横方向不均質媒体における波動場の最新の計算法

―ガウシアンビームを中心として―

抄録

This paper reviews recent developments in computational techniques for wavefields in laterally heterogeneous media, mainly the Gaussian beam method. We start with a solution by the asymptotic ray theory as a high-frequency limit, and point out two major defaults in this approach. The first problem is a two-point ray tracing or time-consuming search for the ray connecting source and receiver. This difficulty can be removed by the paraxial ray approximation, extrapolating wavefields outsides of rays. The second is due to singularity in some critical regions such as caustics and shadow zones. By combining a point-source wave with a plane wave, the Gaussian beam method can avoid such singularity. Also, superposition of many beams naturally smooths out heterogeneities of media, simulating the effect of finite wavelength. In laterally homogeneous media, this superposition corresponds to the WKBJ seismogram of Chapman as a limit.
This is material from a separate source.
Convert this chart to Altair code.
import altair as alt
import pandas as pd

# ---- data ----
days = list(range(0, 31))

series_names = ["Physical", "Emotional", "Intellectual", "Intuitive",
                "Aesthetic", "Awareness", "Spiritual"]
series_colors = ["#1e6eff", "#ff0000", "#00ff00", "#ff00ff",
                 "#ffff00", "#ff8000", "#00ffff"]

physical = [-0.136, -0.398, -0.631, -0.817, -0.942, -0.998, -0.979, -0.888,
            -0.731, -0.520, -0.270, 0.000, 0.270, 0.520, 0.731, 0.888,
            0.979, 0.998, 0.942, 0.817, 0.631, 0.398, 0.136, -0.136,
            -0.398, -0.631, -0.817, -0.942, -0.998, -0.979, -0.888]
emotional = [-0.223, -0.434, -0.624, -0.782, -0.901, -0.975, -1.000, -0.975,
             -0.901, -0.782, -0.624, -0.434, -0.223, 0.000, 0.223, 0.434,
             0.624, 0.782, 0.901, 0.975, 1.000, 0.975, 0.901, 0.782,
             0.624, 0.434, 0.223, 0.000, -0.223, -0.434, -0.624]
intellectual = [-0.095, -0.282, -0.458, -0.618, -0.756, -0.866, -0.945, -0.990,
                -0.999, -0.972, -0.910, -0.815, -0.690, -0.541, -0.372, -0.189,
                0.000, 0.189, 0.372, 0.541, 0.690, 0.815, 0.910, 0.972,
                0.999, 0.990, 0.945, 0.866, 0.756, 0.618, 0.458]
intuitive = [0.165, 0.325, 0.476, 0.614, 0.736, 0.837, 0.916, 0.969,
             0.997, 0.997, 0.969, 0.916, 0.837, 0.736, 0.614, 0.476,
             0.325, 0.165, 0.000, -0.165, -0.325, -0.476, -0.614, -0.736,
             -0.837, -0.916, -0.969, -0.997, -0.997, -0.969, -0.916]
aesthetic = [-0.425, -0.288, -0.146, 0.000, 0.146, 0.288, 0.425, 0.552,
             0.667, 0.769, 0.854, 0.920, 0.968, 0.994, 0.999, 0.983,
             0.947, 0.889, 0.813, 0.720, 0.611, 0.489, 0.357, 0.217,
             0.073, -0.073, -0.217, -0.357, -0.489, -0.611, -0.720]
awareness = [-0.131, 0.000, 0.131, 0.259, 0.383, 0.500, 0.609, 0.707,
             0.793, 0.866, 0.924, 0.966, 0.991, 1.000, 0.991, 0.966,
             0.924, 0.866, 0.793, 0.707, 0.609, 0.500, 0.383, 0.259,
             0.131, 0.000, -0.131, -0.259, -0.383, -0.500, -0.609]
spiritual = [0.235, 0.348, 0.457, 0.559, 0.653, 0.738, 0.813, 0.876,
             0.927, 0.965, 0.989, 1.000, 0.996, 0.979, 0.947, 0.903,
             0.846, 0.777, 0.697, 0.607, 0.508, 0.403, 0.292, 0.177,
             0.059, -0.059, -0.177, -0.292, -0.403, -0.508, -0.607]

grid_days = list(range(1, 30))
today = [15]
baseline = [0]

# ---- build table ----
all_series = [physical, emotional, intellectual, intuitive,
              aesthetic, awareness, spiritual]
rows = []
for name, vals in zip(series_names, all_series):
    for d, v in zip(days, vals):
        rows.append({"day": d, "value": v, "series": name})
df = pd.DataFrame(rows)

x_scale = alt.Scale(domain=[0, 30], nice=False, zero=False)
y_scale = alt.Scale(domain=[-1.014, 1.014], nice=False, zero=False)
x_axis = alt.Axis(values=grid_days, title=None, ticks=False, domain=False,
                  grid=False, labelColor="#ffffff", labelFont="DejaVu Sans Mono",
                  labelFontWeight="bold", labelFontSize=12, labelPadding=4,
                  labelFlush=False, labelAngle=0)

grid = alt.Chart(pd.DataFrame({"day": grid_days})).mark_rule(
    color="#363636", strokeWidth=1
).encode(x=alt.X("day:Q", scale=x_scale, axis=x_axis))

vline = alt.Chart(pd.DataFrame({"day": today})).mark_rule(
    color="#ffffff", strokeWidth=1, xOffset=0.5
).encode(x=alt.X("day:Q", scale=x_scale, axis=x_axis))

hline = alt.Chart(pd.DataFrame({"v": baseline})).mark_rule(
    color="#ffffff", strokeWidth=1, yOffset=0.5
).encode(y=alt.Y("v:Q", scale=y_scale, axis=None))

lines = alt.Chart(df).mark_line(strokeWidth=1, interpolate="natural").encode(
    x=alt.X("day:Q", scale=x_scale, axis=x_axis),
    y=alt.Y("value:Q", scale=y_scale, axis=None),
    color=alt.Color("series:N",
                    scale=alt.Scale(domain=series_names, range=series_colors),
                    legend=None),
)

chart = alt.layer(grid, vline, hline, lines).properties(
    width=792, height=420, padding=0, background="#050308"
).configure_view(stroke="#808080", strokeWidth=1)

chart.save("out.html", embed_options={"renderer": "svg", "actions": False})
The real difficulty lies in ambiguous weighting factors for the two wavefields: a point-source wave and a plane wave. No studies have ever revealed any physical basis to find appropriate values of the weighting factors. In the near future, one must develop any method to globally estimate those values, rather than empirically, by matching boundary conditions of wavefields on free surface or on interface, which will eventually give more reliable results.